Hong Kong stocks staged a big rally on Wednesday. Analysts said the market is likely to continue recovering as the Federal Reserves' pledge to keep the rates low may help investors somehow regain confidence.
However, where the market goes in the long run depends on the economic recovery in the United States and the Euro zone, analysts said.
The Hang Seng Index had plunged over 2,500 points since last Friday, once hitting the bottom of 18,868 points. Although the market rebounded to some ground on Wednesday, the recovery is "not enough".
Larry Jiang, the chief strategist of Guotai Junan International, told Xinhua that the sharp slump in the Hong Kong stock market together with the panic selling, are not "rational" as the city has "good" economic fundamentals.
Hong Kong shares reeled following the down trend of the global stock markets, in reaction to the downgrade of the U.S. government debt by the Standard & Poor's (S&P) last Friday.
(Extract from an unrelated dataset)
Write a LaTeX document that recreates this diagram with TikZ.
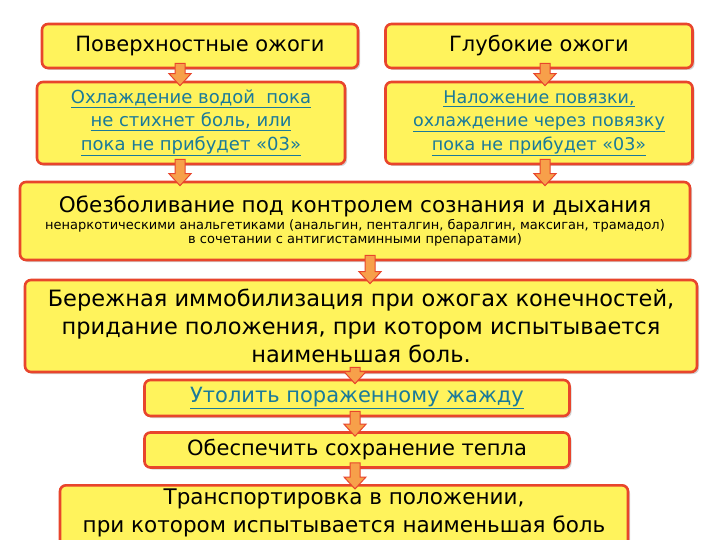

Jiang said, the rating cut has intensified the fears over the economic outlook of the United States.
Jiang said Hong Kong stocks are now likely to rebound in the wake of the "irrational" plunge, especially after the Fed pledged to keep its benchmark rate close to zero at least through mid-2013, a move may help keep borrowing rates low and drive investors into riskier assets like stock.
Daniel Chan, the chief economist of BWC Capital Market, also said the market's recovery on Wednesday was largely due to Fed's decision, but the lack of strength showed the continued concerns from investors. "The outlook of Hong Kong's stock market is not optimistic".
Where the market goes depends on the external environment, especially whether the United States and the Euro zone can fix the debt problem, as well as their real economy, analysts said.
Jiang said the short-term impact on the stock markets from the U.S. debt rating cut has come to an end, but the long-term influence remains to be seen.
He said: "S&P made a very brave judgment, which will force the U.S. and European governments to face the fact and try hard to fix the debt crisis and other problems."
Jiang said whether the United States and the Euro zone can introduce effective rescue measures to convince the markets in the short, medium and long run, is the key factor in shaping the future of the stock markets.
As intensifying debt crisis has spread to Italy and Spain. Chan said the European Union has to expand the stabilization fund to provide the two countries enough support, and that needs approvals from all the EU members.
Chan said the outlook of Hong Kong's stock market is still not clear before the EU members reach an agreement in the coming October.
In addition, Chan expected the European economy to enter a shrinking period and thus drag the global economy.
Chan said the stock markets cannot perform well under the weak economic environment. He also has concerns that the potential capital outflow may be challenging to Hong Kong's market.